▶ **PROBLEM**
Please transcribe the data that follows without the pictures, keeping every word the same.

▶ **DATA**
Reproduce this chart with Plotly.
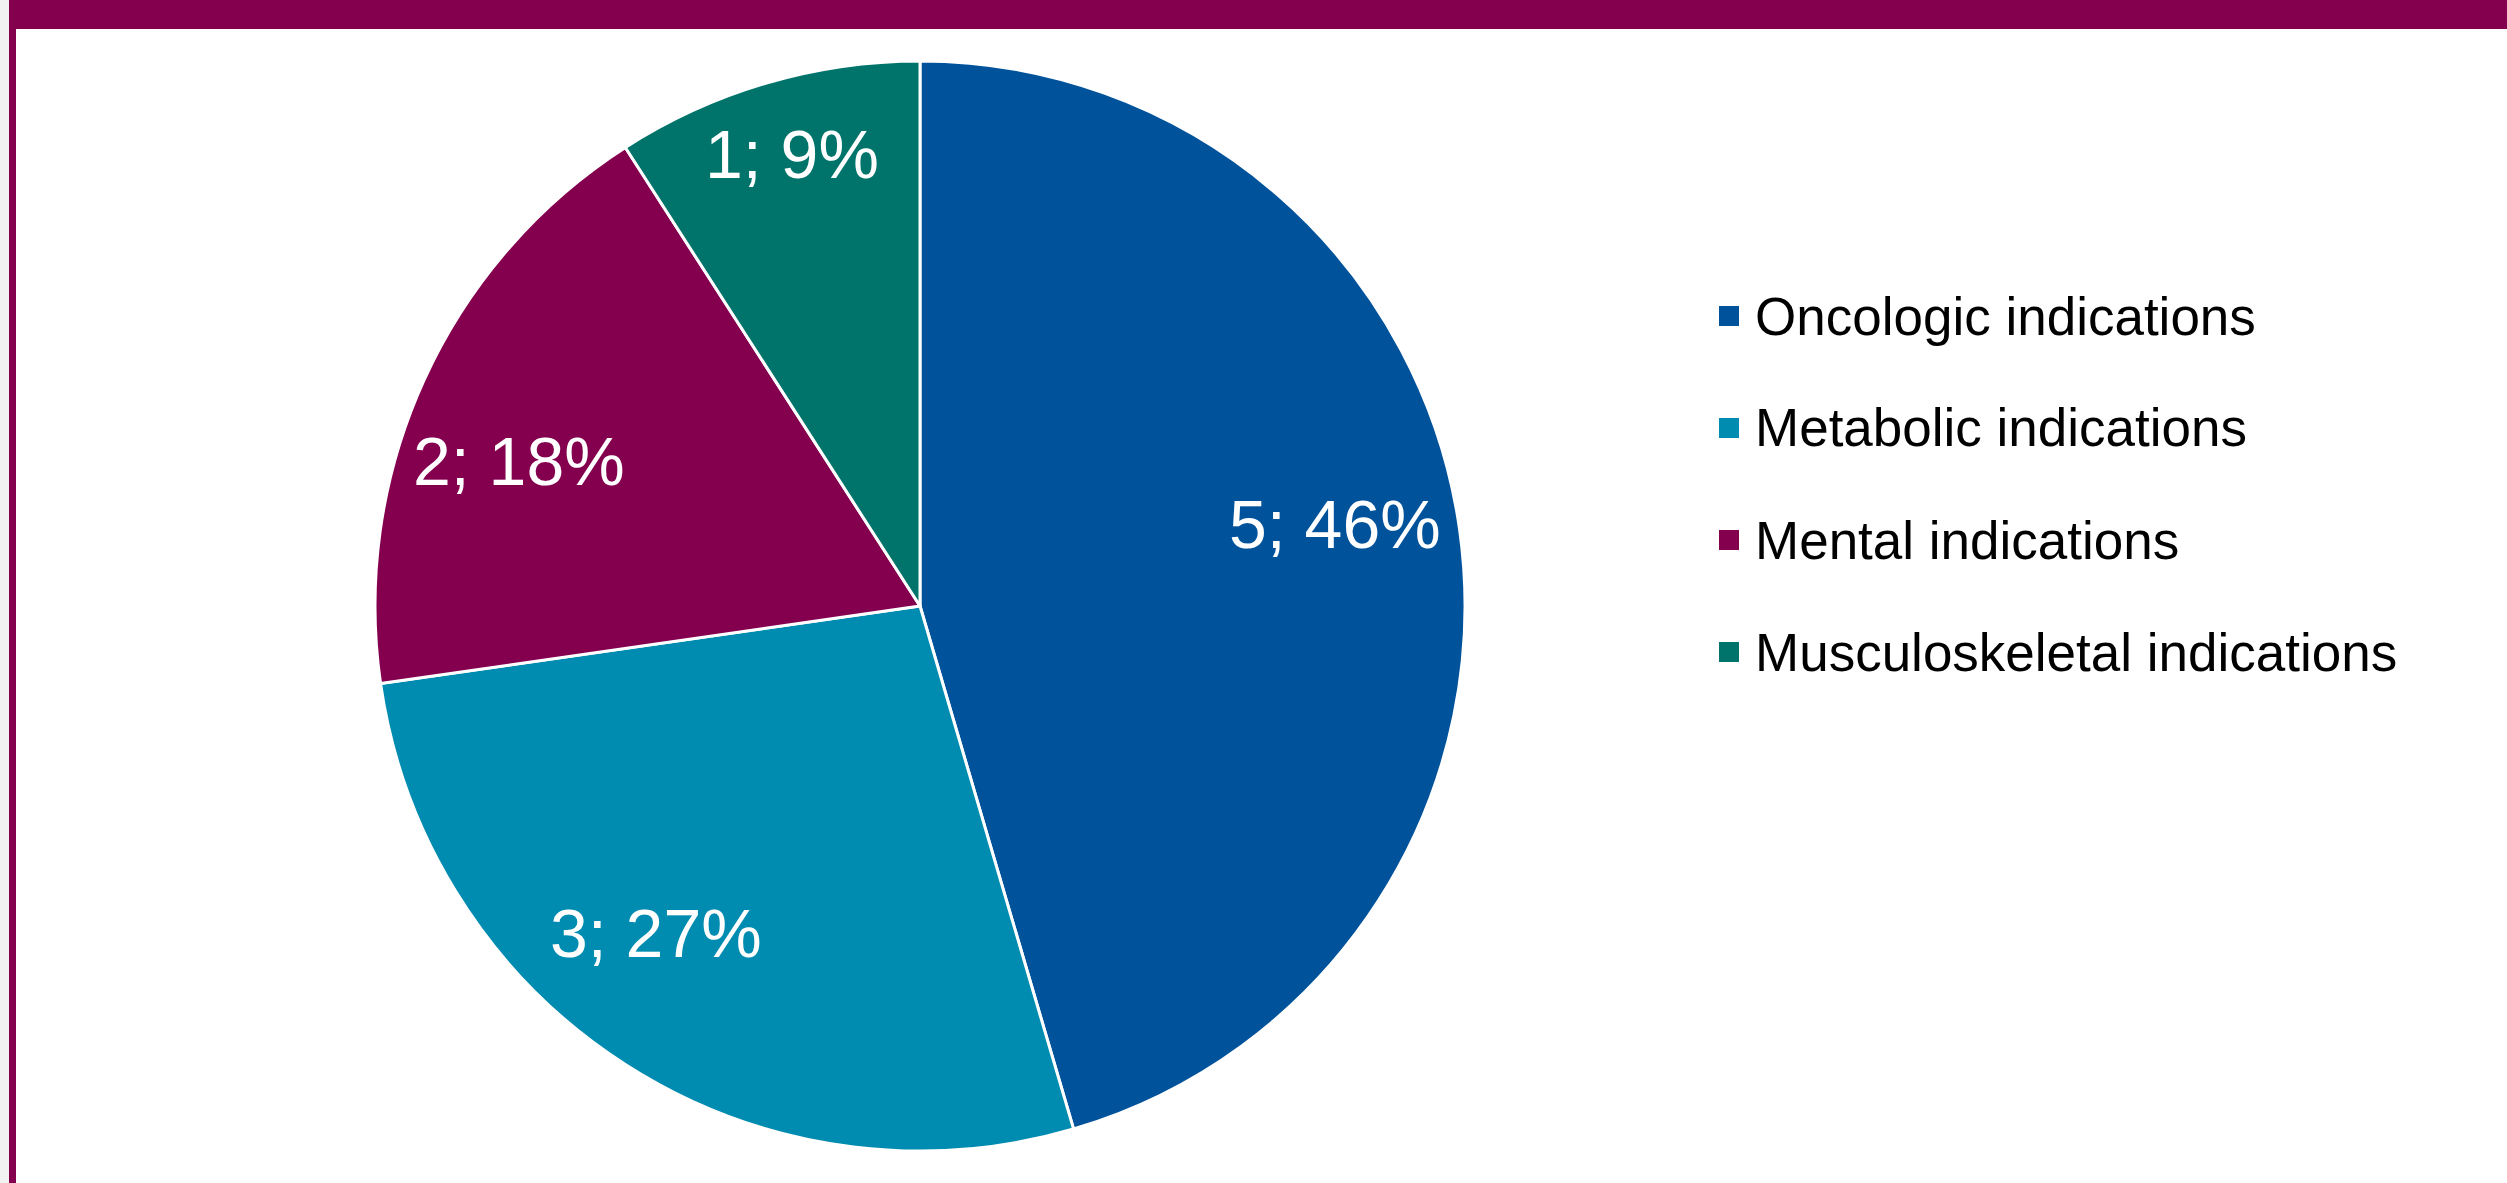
import math
import plotly.graph_objects as go

W, H = 2507, 1183

categories = ["Oncologic indications", "Metabolic indications",
              "Mental indications", "Musculoskeletal indications"]
counts = [5, 3, 2, 1]
percent_labels = [46, 27, 18, 9]
colors = ["#00529b", "#008bb0", "#84004f", "#00746a"]
accent = "#84004f"

texts = [f"{c}; {p}%" for c, p in zip(counts, percent_labels)]

# pie geometry (pixels) -- layout settings
CX, CY, R = 920, 606, 545
# Excel "best fit" label placement: distance (fraction of radius) and pixel nudges
label_radius = [0.78, 0.78, 0.79, 0.86]
label_nudge = [(-6, -22), (-34, -31), (-9, 34), (4, -2)]

fig = go.Figure()
fig.add_trace(go.Pie(
    labels=categories,
    values=counts,
    text=texts,
    textinfo="none",
    marker=dict(colors=colors, line=dict(color="white", width=3)),
    sort=False,
    direction="clockwise",
    rotation=0,
    showlegend=False,
    hovertemplate="%{label}<br>%{text}<extra></extra>",
    domain=dict(x=[(CX - R) / W, (CX + R) / W],
                y=[(H - CY - R) / H, (H - CY + R) / H]),
))

shapes = []
# light gray strip at far left
shapes.append(dict(type="rect", xref="paper", yref="paper", x0=0, x1=9 / W, y0=0, y1=1,
                   fillcolor="#f2f2f2", line=dict(width=0), layer="below"))
# purple left border
shapes.append(dict(type="rect", xref="paper", yref="paper", x0=9 / W, x1=16 / W, y0=0, y1=1,
                   fillcolor=accent, line=dict(width=0), layer="below"))
# purple top bar
shapes.append(dict(type="rect", xref="paper", yref="paper", x0=9 / W, x1=1, y0=1 - 29 / H, y1=1,
                   fillcolor=accent, line=dict(width=0), layer="below"))

annotations = []

# data labels placed around each slice's mid-angle (derived from the values)
total = sum(counts)
cum = 0
for c, t, rf, (nx, ny) in zip(counts, texts, label_radius, label_nudge):
    mid = (cum + c / 2) / total * 2 * math.pi
    cum += c
    px = CX + rf * R * math.sin(mid)
    py = CY - rf * R * math.cos(mid)
    annotations.append(dict(xref="paper", yref="paper", x=px / W, y=1 - py / H,
                            xshift=nx, yshift=-ny,
                            xanchor="center", yanchor="middle", showarrow=False,
                            text=t,
                            font=dict(family="Arial, Liberation Sans, sans-serif",
                                      size=68, color="white")))

# legend
row_y = [316, 428, 540, 652]
for cat, col, yc in zip(categories, colors, row_y):
    shapes.append(dict(type="rect", xref="paper", yref="paper",
                       x0=1719 / W, x1=1739 / W,
                       y0=1 - (yc + 10) / H, y1=1 - (yc - 10) / H,
                       fillcolor=col, line=dict(width=0)))
    annotations.append(dict(xref="paper", yref="paper", x=1753 / W, y=1 - yc / H,
                            xanchor="left", yanchor="middle", showarrow=False,
                            text=cat,
                            font=dict(family="Arial, Liberation Sans, sans-serif",
                                      size=53, color="black")))

fig.update_layout(
    width=W, height=H,
    margin=dict(l=0, r=0, t=0, b=0),
    paper_bgcolor="white",
    plot_bgcolor="white",
    shapes=shapes,
    annotations=annotations,
)

fig.write_html("out.html")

▶ **EXPECTED OUTPUT**
Reproduce this chart with Plotly.
import math
import plotly.graph_objects as go

W, H = 2507, 1183

categories = ["Oncologic indications", "Metabolic indications",
              "Mental indications", "Musculoskeletal indications"]
counts = [5, 3, 2, 1]
percent_labels = [46, 27, 18, 9]
colors = ["#00529b", "#008bb0", "#84004f", "#00746a"]
accent = "#84004f"

texts = [f"{c}; {p}%" for c, p in zip(counts, percent_labels)]

# pie geometry (pixels) -- layout settings
CX, CY, R = 920, 606, 545
# Excel "best fit" label placement: distance (fraction of radius) and pixel nudges
label_radius = [0.78, 0.78, 0.79, 0.86]
label_nudge = [(-6, -22), (-34, -31), (-9, 34), (4, -2)]

fig = go.Figure()
fig.add_trace(go.Pie(
    labels=categories,
    values=counts,
    text=texts,
    textinfo="none",
    marker=dict(colors=colors, line=dict(color="white", width=3)),
    sort=False,
    direction="clockwise",
    rotation=0,
    showlegend=False,
    hovertemplate="%{label}<br>%{text}<extra></extra>",
    domain=dict(x=[(CX - R) / W, (CX + R) / W],
                y=[(H - CY - R) / H, (H - CY + R) / H]),
))

shapes = []
# light gray strip at far left
shapes.append(dict(type="rect", xref="paper", yref="paper", x0=0, x1=9 / W, y0=0, y1=1,
                   fillcolor="#f2f2f2", line=dict(width=0), layer="below"))
# purple left border
shapes.append(dict(type="rect", xref="paper", yref="paper", x0=9 / W, x1=16 / W, y0=0, y1=1,
                   fillcolor=accent, line=dict(width=0), layer="below"))
# purple top bar
shapes.append(dict(type="rect", xref="paper", yref="paper", x0=9 / W, x1=1, y0=1 - 29 / H, y1=1,
                   fillcolor=accent, line=dict(width=0), layer="below"))

annotations = []

# data labels placed around each slice's mid-angle (derived from the values)
total = sum(counts)
cum = 0
for c, t, rf, (nx, ny) in zip(counts, texts, label_radius, label_nudge):
    mid = (cum + c / 2) / total * 2 * math.pi
    cum += c
    px = CX + rf * R * math.sin(mid)
    py = CY - rf * R * math.cos(mid)
    annotations.append(dict(xref="paper", yref="paper", x=px / W, y=1 - py / H,
                            xshift=nx, yshift=-ny,
                            xanchor="center", yanchor="middle", showarrow=False,
                            text=t,
                            font=dict(family="Arial, Liberation Sans, sans-serif",
                                      size=68, color="white")))

# legend
row_y = [316, 428, 540, 652]
for cat, col, yc in zip(categories, colors, row_y):
    shapes.append(dict(type="rect", xref="paper", yref="paper",
                       x0=1719 / W, x1=1739 / W,
                       y0=1 - (yc + 10) / H, y1=1 - (yc - 10) / H,
                       fillcolor=col, line=dict(width=0)))
    annotations.append(dict(xref="paper", yref="paper", x=1753 / W, y=1 - yc / H,
                            xanchor="left", yanchor="middle", showarrow=False,
                            text=cat,
                            font=dict(family="Arial, Liberation Sans, sans-serif",
                                      size=53, color="black")))

fig.update_layout(
    width=W, height=H,
    margin=dict(l=0, r=0, t=0, b=0),
    paper_bgcolor="white",
    plot_bgcolor="white",
    shapes=shapes,
    annotations=annotations,
)

fig.write_html("out.html")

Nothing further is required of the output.